C4W2: About what "Residual block is easy to learn identity function" means

Posting this to make sure if I’m understanding right.

  1. In a very deep neural network, as we keep training it, the weight value may be very small(maybe due to L2 regularization, or weight decay, etc.).

  2. Assuming that bias term is 0, in a plain network,
    a[l+2] = g( w[l+2]*a[l+1] )

Due to 1), w[l+2] may be very small so that we can almost ignore the term “w[l+2]*a[l+1]”.
So a[l+2] = g(0) = 0(maybe not exactly 0, but really really small value), which means activation vanishing, and this may hurt the network’s performance.

  1. However, if we use residual block, what happens is
    a[l+2] = g( w[l+2]*a[l+1] + a[l] )
    ending up with a[l+2] = a[l], an identity function.
    So <even if something goes wrong and the weight is almost 0, residual block will turn to an identity function> and keeps the activation alive.
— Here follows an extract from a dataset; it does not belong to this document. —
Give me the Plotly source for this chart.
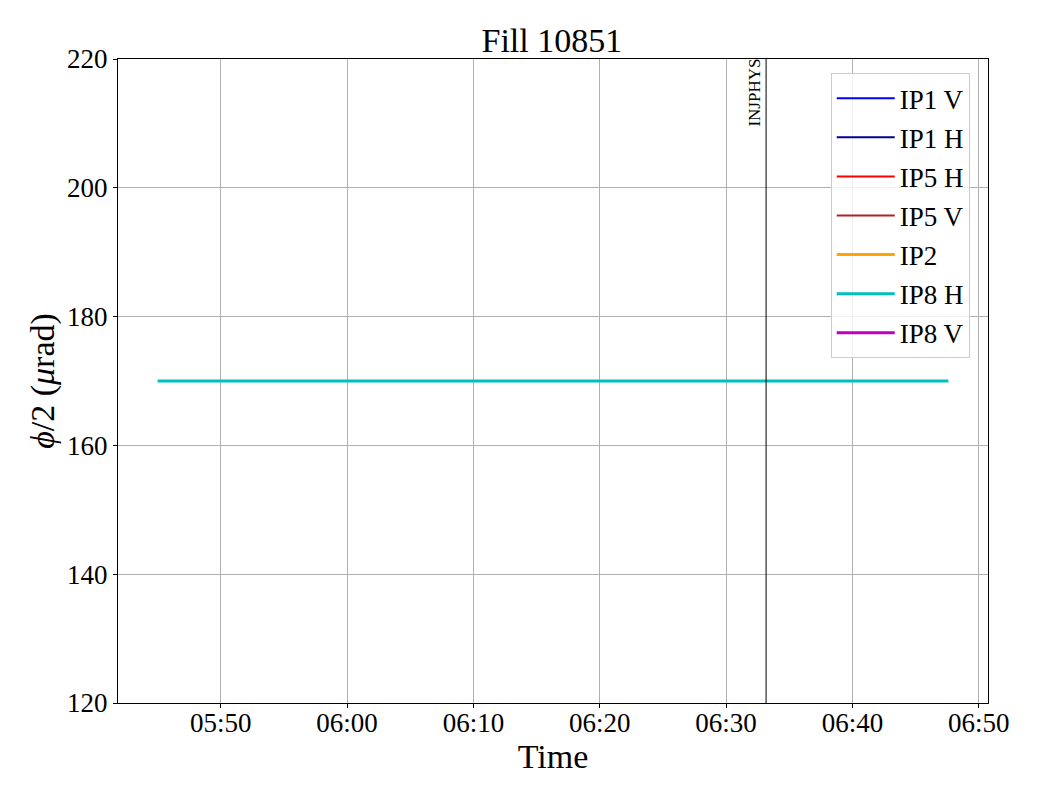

That phrase in <> is what “residual block is easy to learn identity function” refers to, from what I understood. And that is why residual blocks help improving the performance.

Am I understanding right?

Hello @allegro6335,

It seems to me you are trying to understand Resnet from the angle of how it was introduced to solve a problem. I strongly recommend you to read even just the pretty short Introduction section of the Resnet Paper, and I am sure you can find such angle from the authors of Renset. Let me know your throughts or, if any, your most recent understanding, and we can discuss them. After you read the introduction section and if you still want to talk about your understanding in the first post, also let me know.